Acontece que, como todos os planos, este baseia-se num "plano ideal", segundo o princípio que as coisas vão correr pelo melhor. Mas, como poderão as coisas correr bem, se não são feitos "testes" suficientes e "rastreios", à população? Como poderão as coisas correr bem, se não estão a chegar as vacinas prometidas, em tempo útil, comprometendo, desde logo, o plano de vacinação nacional (que apontava para 70% da população vacinada, até meados de Agosto?). Como poderá, desta forma, ser assegurada a tão propagada "imunidade de grupo", antes do próximo Outono, quando está prevista uma 4ª vaga da pandemia? E, depois, mesmo que essa percentagem seja atingida, quem pode garantir a imunidade (aqui ou na Europa), quando 2/3 do planeta ainda nem sequer começou com a vacinação? Mais: como saber quem está vacinado ou não? Só com uma prova. Que tipo de prova? um cartão sanitário. Há quem lhe chame "passaporte sanitário". Um eufemismo para controlar os viajantes entre estados e continentes. Dito de outro modo: quem não tiver um passaporte sanitário (prova de que está vacinado contra o Covid19) não poderá entrar em determinados países. Sabendo que a maioria dos países africanos e sul-americanos (e não só) ainda não dispõe da vacina e que só lá para 2023 ou 2024 a poderão obter, podemos imaginar a consequência para os cidadãos de países do Hemisfério Sul: só poderão entrar na Europa, ou na América do Norte, se tiverem um passaporte sanitário...

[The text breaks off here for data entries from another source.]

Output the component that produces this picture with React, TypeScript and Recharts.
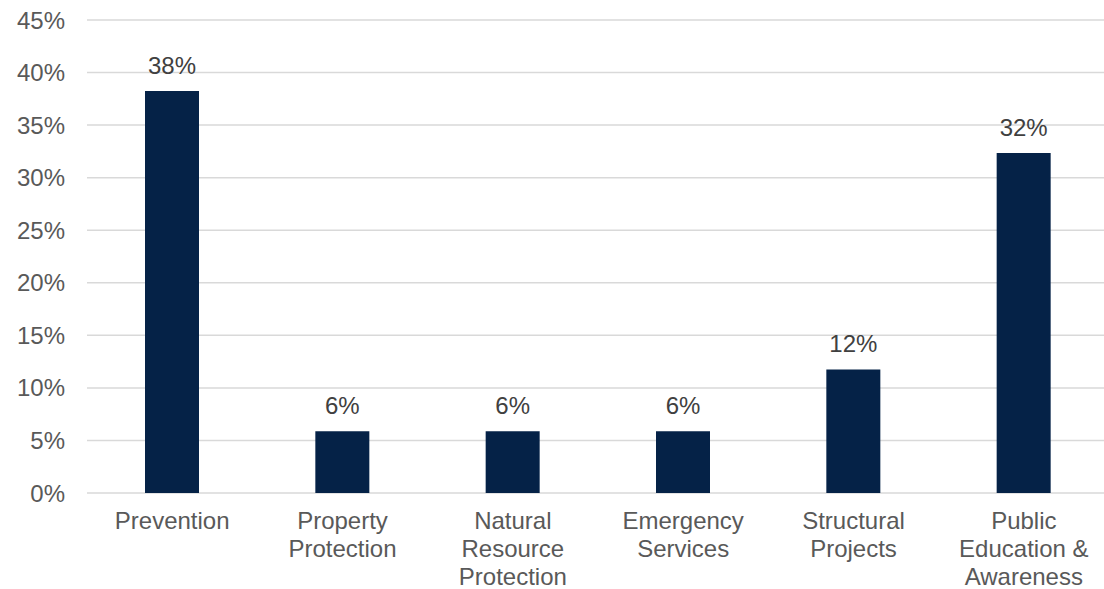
import React from "react";
import {BarChart, Bar, XAxis, YAxis, CartesianGrid, LabelList} from "recharts";

const categories = [
  "Prevention",
  "Property\nProtection",
  "Natural\nResource\nProtection",
  "Emergency\nServices",
  "Structural\nProjects",
  "Public\nEducation &\nAwareness",
];
const shares = [38.24, 5.88, 5.88, 5.88, 11.76, 32.35];
const yTicks = [0, 5, 10, 15, 20, 25, 30, 35, 40, 45];

const data = categories.map((name, i) => ({name, share: shares[i]}));

const FONT = "'Liberation Sans', Arial, sans-serif";

function CategoryTick(props: any) {
  const {x, y, payload} = props;
  const lines = String(payload.value).split("\n");
  return (
    <text x={x} y={y} textAnchor="middle" fill="#595959" fontSize={24} fontFamily={FONT}>
      {lines.map((line, i) => (
        <tspan key={i} x={x} dy={i === 0 ? 28 : 28}>
          {line}
        </tspan>
      ))}
    </text>
  );
}

export default function App() {
  return (
    <div style={{position: "absolute", left: 0, top: 0, width: 1104, height: 589, overflow: "hidden", background: "#fff"}}>
      <BarChart
        width={1120}
        height={589}
        data={data}
        margin={{top: 20, right: 11, left: 0, bottom: 66}}
        barCategoryGap={0}
      >
        <CartesianGrid vertical={false} stroke="#d9d9d9" strokeWidth={1.5} />
        <XAxis
          dataKey="name"
          axisLine={false}
          tickLine={false}
          interval={0}
          height={30}
          tick={<CategoryTick />}
        />
        <YAxis
          width={87}
          domain={[0, 45]}
          ticks={yTicks}
          axisLine={false}
          tickLine={false}
          tickMargin={16}
          tickFormatter={(v: number) => `${v}%`}
          tick={{fill: "#595959", fontSize: 24, fontFamily: FONT}}
        />
        <Bar dataKey="share" fill="#052247" barSize={54} isAnimationActive={false}>
          <LabelList
            dataKey="share"
            position="top"
            offset={17}
            formatter={(v: number) => `${Math.round(v)}%`}
            fill="#404040"
            fontSize={24}
            fontFamily={FONT}
          />
        </Bar>
      </BarChart>
    </div>
  );
}
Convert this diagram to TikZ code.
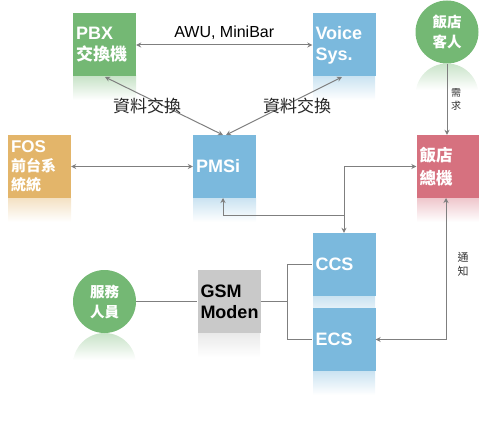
\documentclass[tikz,border=0pt]{standalone}
\usepackage{fontspec}
\setmainfont{Liberation Sans}
\newfontfamily\cjk{Noto Sans CJK TC}
\usetikzlibrary{arrows.meta}
\definecolor{cgreen}{HTML}{74B874}
\definecolor{cblue}{HTML}{7BB9DD}
\definecolor{corange}{HTML}{E3B56A}
\definecolor{cred}{HTML}{D6717F}
\definecolor{cgray}{HTML}{C9C9C9}
\definecolor{cline}{HTML}{7F7F7F}
\tikzset{
  box/.style={rectangle, minimum width=63pt, minimum height=63pt, inner xsep=3pt, inner ysep=0pt,
    text width=57pt, align=left, text=white, font=\bfseries\fontsize{18}{21}\selectfont},
  circ/.style={circle, minimum size=63pt, inner sep=0pt, text=white, align=center,
    font=\cjk\bfseries\fontsize{14.5}{20}\selectfont},
  conn/.style={draw=cline, line width=1pt},
  tip/.style={-{Stealth[length=5pt,width=5pt]}},
  dtip/.style={{Stealth[length=5pt,width=5pt]}-{Stealth[length=5pt,width=5pt]}},
  lab/.style={font=\cjk\fontsize{17}{20}\selectfont, text=black!85},
  small/.style={font=\cjk\fontsize{10}{13}\selectfont, text=black!80, align=center}
}
\newcommand{\boxrefl}[4]{% x1, y1(bottom), x2, colour, height 24
  \shade[top color=#4!40!white, bottom color=white] (#1,#2) rectangle (#3,#2+24);}
\begin{document}
\begin{tikzpicture}[x=1pt,y=-1pt]
\useasboundingbox (0,0) rectangle (479,433);
% reflections
\boxrefl{73}{76}{136}{cgreen}
\boxrefl{313}{76}{375}{cblue}
\boxrefl{8}{198}{71}{corange}
\boxrefl{193}{198}{256}{cblue}
\boxrefl{417}{198}{479}{cred}
\boxrefl{198}{333}{260}{cgray}
\shade[top color=cblue!40!white, bottom color=cblue!20!white] (313,296) rectangle (375,308);
\boxrefl{313}{371}{375}{cblue}
\begin{scope}
  \clip (447,95) circle (31.5);
  \shade[top color=cgreen!40!white, bottom color=white] (415,63) rectangle (479,90);
\end{scope}
\begin{scope}
  \clip (104.5,364.5) circle (31.5);
  \shade[top color=cgreen!40!white, bottom color=white] (73,333) rectangle (136,360);
\end{scope}
% nodes
\node[box, fill=cgreen] (pbx) at (104.5,45) {PBX\\{\cjk\fontsize{17}{21}\selectfont 交換機}};
\node[box, fill=cblue] (voice) at (344,45) {Voice\\Sys.};
\node[box, fill=corange, font=\bfseries\fontsize{15}{19}\selectfont] (fos) at (39.5,166.5) {{\fontsize{17}{19}\selectfont FOS}\\{\cjk 前台系}\\{\cjk 統統}};
\node[box, fill=cblue] (pmsi) at (224.5,166.5) {PMSi};
\node[box, fill=cred, font=\cjk\bfseries\fontsize{16.5}{23}\selectfont] (hotel) at (448,166.5) {飯店\\總機};
\node[circ, fill=cgreen] (guest) at (447,32) {飯店\\客人};
\node[box, fill=cgray, text=black] (gsm) at (229,301.5) {GSM\\Moden};
\node[circ, fill=cgreen] (staff) at (104.5,301.5) {服務\\人員};
\node[box, fill=cblue] (ccs) at (344,264.5) {CCS};
\node[box, fill=cblue] (ecs) at (344,339.5) {ECS};
% connectors
\draw[conn, dtip] (pbx.east |- 0,45) -- node[above=2pt, font=\fontsize{16}{18}\selectfont, text=black] (awu) {AWU, MiniBar} (voice.west |- 0,45);
\draw[conn, dtip] (105,77) -- (223,135);
\draw[conn, dtip] (342,77) -- (226,135);
\node[lab] (dx1) at (147,106) {資料交換};
\node[lab] (dx2) at (297,106) {資料交換};
\draw[conn, dtip] (fos.east) -- (pmsi.west);
\draw[conn, tip] (guest.south) -- (guest.south |- hotel.north);
\node[small] (need) at (456,99) {需\\求};
\coordinate (j) at (344,215);
\draw[conn, tip] (j) -| (223,198);
\draw[conn, tip] (j) |- (hotel.west);
\draw[conn, tip] (j) -- (ccs.north);
\draw[conn, dtip] (ecs.east) -| (446,198);
\node[small, font=\cjk\fontsize{11}{14}\selectfont] (notify) at (463,264) {通\\知};
\draw[conn] (staff.east) -- (gsm.west);
\coordinate (k) at (287,301.5);
\draw[conn] (gsm.east) -- (k);
\draw[conn] (k) |- (ccs.west);
\draw[conn] (k) |- (ecs.west);
\end{tikzpicture}
\end{document}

Isto leva-nos a outras questões, relacionadas com a vacina. Certamente, com a melhor das intenções, na linha do "espírito frugal" que sempre caracterizou protestantes luteranos e calvinistas, a senhora Von der Leyen, resolveu fazer uma compra de vacinas por "atacado" (com o intuito de baixar o preço por unidade) para os 27 países membros da União Europeia. Só que, não foram estes, mas os países mais ricos e que estiveram dispostos a abrir os "cordões à bolsa" (entre outras razões, porque também foram aqueles que financiaram a investigação farmacêutica) a comprar toda a produção das grandes fábricas (Pzifer, Moderna, etc...) antes da Europa. Só assim se explica, que os EUA, o Reino Unido ou Israel, por exemplo, no mesmo período de tempo (10 semanas) já tenham vacinado, respectivamente 1/3, 1/4 e  metade das suas populações, quando a maior parte dos países europeus nem sequer 10% da população conseguiu vacinar! O mais estranho (ou talvez não) é não haver muita gente a denunciar este estado de coisas (há excepções, claro) quando o escândalo é por demais evidente e os políticos responsáveis não são chamados a "prestar contas" (accountability) sobre coisas tão evidentes como esta. Portugal (actualmente na presidência rotativa da União Europeia) tem aqui uma oportunidade para fazer ouvir a sua voz sobre tal situação. Será desta vez que Costa ousará "dar um murro na mesa" ou passará, mais uma vez, ao lado, interessado como está na famigerada "bazuca", que parece ser a panaceia para todos os males da nação?